[SET EXERCISE]:
Using the material below, copy every line where "matplotlib" appears.

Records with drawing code
※
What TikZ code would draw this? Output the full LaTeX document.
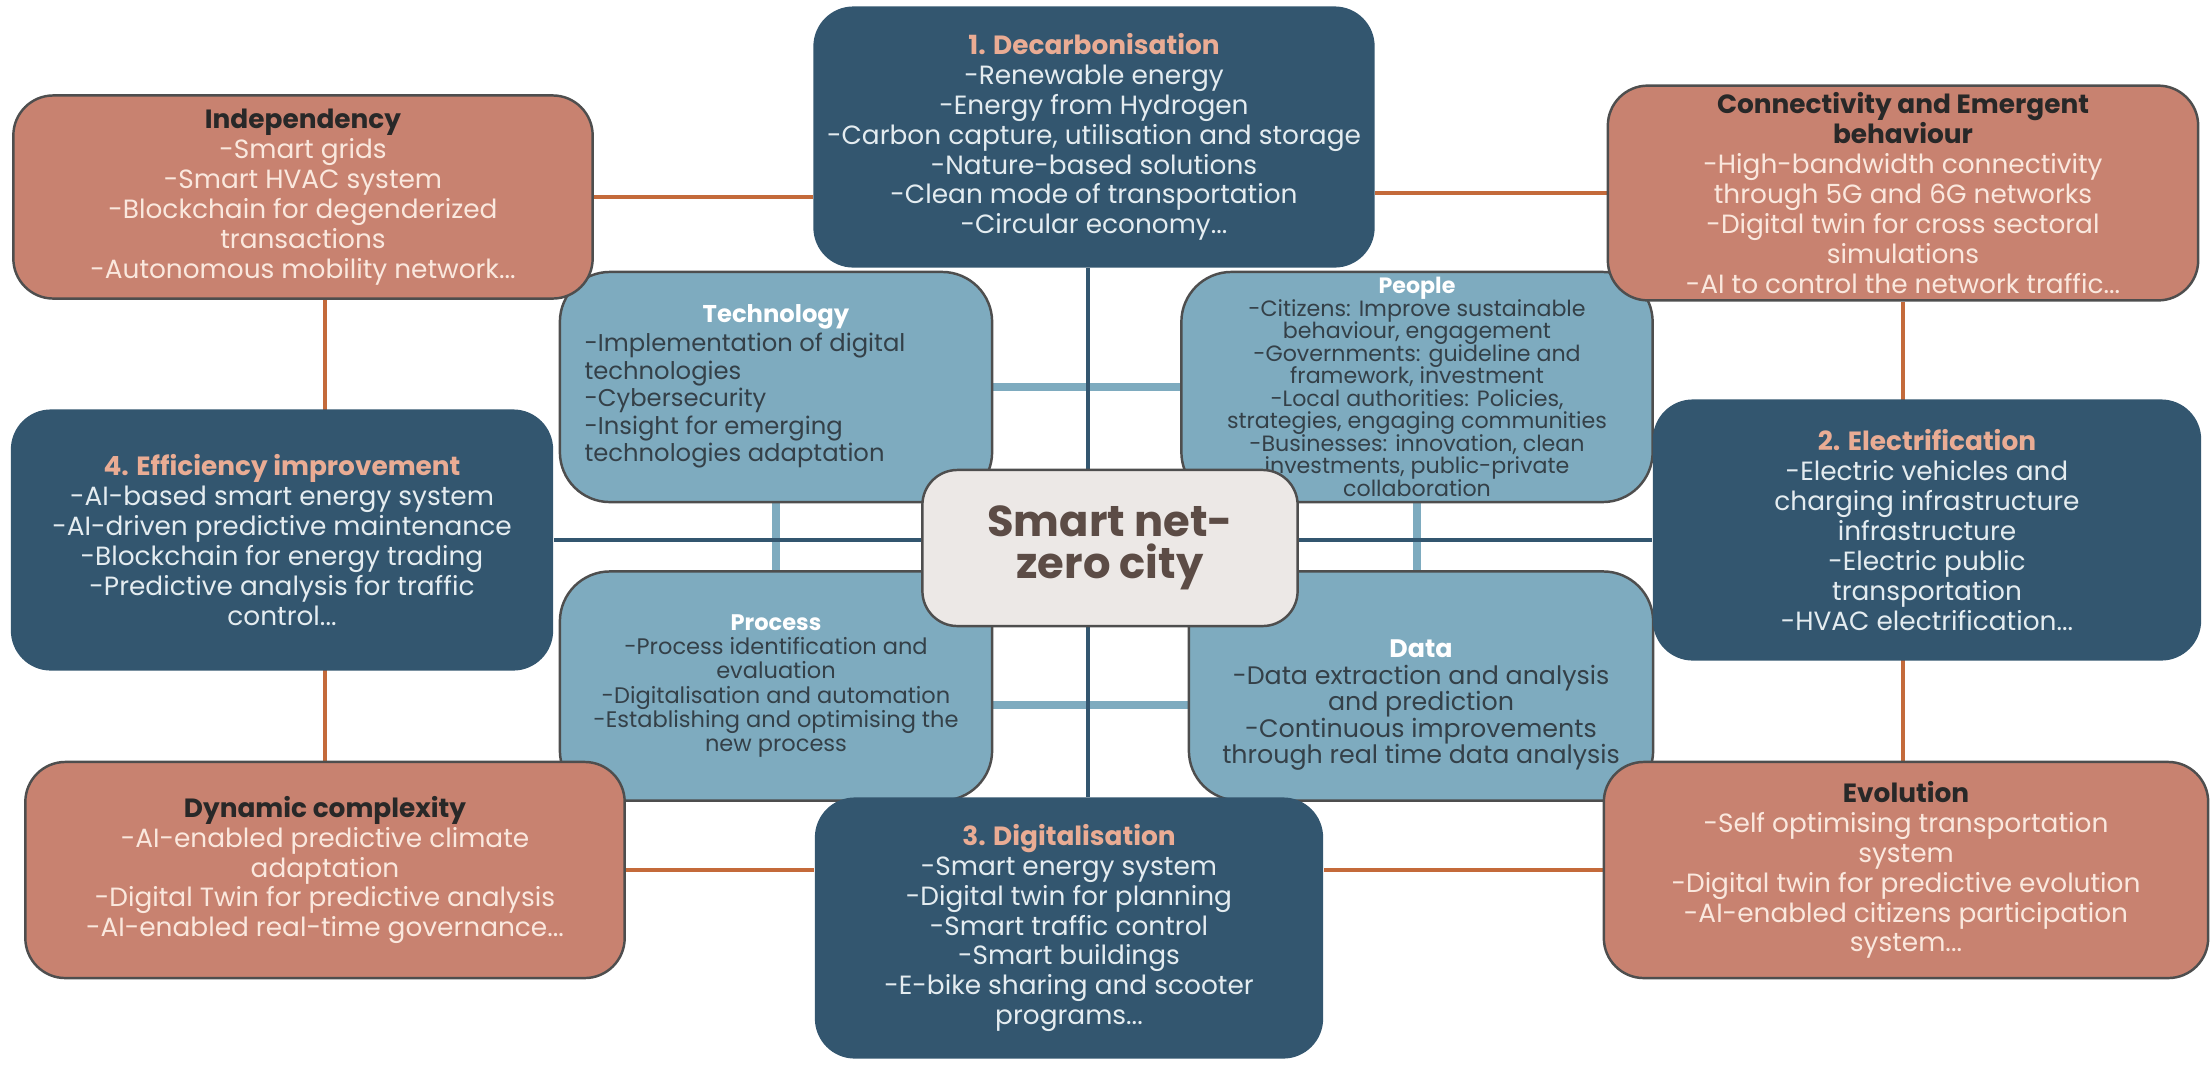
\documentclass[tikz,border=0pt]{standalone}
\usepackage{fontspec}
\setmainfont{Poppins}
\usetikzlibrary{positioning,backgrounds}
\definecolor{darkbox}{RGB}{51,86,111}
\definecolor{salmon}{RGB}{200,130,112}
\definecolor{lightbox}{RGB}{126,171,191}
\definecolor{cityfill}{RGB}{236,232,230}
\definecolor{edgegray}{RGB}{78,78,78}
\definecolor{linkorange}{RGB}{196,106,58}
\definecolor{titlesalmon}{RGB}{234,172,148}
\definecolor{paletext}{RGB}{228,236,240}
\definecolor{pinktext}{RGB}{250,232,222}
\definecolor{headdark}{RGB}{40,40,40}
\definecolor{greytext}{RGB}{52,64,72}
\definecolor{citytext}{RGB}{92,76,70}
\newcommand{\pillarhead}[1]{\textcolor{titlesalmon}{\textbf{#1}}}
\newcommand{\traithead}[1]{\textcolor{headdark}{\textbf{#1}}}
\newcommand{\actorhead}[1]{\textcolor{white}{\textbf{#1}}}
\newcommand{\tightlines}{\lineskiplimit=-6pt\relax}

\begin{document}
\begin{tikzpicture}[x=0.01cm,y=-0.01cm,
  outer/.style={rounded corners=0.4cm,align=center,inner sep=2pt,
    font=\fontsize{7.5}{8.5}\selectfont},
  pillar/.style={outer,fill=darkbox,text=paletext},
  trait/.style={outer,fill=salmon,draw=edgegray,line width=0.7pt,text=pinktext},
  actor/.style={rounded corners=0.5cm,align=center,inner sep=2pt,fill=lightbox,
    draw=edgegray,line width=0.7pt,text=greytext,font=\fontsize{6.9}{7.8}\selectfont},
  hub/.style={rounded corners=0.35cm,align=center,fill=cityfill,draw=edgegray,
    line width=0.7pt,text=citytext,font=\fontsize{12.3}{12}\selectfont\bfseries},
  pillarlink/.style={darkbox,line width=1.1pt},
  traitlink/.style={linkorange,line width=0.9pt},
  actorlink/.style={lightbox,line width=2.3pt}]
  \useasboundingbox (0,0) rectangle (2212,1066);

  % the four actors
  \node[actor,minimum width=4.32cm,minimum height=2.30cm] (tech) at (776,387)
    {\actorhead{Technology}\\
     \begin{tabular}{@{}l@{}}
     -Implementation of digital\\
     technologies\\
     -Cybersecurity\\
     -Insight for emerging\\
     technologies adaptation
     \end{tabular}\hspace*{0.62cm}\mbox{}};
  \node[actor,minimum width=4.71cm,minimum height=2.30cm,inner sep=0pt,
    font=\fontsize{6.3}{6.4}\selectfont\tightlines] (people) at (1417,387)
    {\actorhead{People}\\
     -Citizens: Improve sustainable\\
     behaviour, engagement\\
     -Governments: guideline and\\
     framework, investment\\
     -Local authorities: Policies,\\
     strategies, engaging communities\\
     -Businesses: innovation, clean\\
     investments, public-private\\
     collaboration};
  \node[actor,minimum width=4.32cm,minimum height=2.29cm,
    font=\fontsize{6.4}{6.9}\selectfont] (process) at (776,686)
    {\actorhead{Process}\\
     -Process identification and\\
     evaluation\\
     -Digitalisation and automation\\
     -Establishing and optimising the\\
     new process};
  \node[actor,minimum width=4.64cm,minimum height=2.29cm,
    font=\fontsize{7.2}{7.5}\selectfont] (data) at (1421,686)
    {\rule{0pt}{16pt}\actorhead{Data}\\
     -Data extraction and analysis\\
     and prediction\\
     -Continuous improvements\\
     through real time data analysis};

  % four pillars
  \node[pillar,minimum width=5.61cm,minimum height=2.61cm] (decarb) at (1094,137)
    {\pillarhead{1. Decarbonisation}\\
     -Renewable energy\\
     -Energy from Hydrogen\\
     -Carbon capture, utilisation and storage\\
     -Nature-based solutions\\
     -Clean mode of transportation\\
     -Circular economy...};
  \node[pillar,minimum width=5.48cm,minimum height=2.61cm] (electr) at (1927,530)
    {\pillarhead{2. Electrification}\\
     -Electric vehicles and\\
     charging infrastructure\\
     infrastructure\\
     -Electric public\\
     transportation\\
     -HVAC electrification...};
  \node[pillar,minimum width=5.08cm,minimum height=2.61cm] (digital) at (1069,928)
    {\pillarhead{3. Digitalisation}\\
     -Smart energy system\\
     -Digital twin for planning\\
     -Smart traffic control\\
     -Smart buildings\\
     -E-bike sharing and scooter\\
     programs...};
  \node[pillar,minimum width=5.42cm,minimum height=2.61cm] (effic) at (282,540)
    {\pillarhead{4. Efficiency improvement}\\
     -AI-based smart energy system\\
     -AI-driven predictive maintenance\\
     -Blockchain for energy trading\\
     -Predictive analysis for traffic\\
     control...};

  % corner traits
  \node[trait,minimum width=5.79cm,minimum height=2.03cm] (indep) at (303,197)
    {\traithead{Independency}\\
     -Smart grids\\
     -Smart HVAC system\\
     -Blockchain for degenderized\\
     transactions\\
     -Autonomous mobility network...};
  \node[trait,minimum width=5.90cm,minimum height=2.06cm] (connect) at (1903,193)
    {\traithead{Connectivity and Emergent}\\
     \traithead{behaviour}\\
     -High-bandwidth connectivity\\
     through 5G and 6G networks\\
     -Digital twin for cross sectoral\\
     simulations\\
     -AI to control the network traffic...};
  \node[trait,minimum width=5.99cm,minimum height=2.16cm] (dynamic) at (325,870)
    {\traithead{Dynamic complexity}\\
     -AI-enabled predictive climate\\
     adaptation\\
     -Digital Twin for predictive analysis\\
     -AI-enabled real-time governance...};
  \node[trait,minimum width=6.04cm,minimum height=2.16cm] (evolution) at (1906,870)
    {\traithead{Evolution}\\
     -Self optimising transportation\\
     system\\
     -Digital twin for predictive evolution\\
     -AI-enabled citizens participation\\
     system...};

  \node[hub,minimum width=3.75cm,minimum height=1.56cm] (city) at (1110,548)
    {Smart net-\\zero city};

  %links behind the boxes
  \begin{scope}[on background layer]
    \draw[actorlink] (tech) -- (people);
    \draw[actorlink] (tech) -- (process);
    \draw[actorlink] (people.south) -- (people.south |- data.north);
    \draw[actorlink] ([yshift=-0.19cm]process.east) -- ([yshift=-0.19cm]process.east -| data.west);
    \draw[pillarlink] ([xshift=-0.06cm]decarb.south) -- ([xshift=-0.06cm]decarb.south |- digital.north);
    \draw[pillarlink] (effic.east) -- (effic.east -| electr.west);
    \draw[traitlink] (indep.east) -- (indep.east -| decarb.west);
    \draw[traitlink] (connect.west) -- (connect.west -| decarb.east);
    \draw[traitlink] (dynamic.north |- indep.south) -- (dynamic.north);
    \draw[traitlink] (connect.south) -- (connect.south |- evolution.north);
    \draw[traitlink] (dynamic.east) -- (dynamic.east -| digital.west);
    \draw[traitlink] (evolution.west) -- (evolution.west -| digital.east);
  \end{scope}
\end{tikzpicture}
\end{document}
※
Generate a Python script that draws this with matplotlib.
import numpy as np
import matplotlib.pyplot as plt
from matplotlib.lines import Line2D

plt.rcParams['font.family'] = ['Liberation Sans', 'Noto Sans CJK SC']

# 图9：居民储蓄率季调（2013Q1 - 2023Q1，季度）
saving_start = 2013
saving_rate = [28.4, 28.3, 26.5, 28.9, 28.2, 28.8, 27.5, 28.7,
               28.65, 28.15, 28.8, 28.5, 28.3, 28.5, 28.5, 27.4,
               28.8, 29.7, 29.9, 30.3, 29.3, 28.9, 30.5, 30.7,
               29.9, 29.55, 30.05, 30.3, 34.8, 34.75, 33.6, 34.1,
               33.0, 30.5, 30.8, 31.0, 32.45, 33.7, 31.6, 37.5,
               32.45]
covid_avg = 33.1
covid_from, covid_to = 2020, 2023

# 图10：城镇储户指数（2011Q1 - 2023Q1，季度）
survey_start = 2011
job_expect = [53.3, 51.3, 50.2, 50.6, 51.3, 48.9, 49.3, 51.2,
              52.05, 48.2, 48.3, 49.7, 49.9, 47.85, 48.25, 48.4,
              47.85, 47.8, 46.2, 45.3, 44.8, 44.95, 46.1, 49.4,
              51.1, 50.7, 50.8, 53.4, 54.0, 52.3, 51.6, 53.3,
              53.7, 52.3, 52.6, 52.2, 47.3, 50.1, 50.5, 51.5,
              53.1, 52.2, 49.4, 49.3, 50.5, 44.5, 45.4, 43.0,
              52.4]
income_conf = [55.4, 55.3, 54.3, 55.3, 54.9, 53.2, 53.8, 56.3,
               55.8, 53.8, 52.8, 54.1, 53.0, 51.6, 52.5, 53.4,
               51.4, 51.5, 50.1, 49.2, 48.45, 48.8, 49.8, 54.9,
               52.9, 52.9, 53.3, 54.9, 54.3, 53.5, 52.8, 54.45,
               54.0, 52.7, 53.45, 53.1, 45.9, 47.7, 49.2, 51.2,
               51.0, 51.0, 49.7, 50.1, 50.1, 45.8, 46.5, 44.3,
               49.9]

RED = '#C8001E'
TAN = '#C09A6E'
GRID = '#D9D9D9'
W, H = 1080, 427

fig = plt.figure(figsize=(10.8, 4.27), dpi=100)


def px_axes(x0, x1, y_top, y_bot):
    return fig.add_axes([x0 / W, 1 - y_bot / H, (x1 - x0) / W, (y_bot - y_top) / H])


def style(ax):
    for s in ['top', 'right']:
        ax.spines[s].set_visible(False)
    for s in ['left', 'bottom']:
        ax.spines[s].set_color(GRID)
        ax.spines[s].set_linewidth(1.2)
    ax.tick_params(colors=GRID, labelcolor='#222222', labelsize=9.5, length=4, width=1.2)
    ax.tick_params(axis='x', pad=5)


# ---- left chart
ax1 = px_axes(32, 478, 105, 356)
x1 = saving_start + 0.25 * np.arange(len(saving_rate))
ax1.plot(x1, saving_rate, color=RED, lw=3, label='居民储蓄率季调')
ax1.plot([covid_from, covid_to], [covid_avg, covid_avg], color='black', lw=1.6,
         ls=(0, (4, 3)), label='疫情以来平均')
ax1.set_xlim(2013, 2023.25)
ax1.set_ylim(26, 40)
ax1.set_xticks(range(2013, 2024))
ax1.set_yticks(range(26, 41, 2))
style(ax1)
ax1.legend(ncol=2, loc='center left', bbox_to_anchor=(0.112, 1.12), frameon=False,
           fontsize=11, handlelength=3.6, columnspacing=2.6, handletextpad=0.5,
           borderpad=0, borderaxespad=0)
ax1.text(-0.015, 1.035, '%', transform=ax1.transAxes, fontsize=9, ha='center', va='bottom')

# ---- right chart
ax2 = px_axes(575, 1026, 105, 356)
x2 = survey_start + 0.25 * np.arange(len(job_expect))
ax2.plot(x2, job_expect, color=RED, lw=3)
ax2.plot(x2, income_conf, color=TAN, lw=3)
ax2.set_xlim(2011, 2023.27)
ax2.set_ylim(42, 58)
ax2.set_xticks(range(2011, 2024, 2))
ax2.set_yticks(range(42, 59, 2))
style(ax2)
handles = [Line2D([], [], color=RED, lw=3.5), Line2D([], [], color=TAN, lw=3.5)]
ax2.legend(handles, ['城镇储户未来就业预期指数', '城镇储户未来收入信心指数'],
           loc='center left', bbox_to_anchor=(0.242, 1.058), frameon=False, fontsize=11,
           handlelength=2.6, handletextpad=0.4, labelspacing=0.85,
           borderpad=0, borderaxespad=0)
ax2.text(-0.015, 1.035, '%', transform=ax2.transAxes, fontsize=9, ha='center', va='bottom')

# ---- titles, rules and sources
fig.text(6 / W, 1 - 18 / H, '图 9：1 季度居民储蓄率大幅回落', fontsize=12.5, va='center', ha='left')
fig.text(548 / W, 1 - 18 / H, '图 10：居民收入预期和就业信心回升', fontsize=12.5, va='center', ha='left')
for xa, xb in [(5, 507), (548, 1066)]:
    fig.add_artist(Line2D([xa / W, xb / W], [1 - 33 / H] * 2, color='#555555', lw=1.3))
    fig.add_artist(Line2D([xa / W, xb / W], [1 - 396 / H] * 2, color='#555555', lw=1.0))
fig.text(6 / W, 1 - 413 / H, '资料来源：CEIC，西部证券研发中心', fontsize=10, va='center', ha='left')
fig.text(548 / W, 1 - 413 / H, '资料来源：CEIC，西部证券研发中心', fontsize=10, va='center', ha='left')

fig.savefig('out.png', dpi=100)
※
[TASK RESPONSE]:
Generate a Python script that draws this with matplotlib.
import matplotlib.pyplot as plt
from matplotlib.lines import Line2D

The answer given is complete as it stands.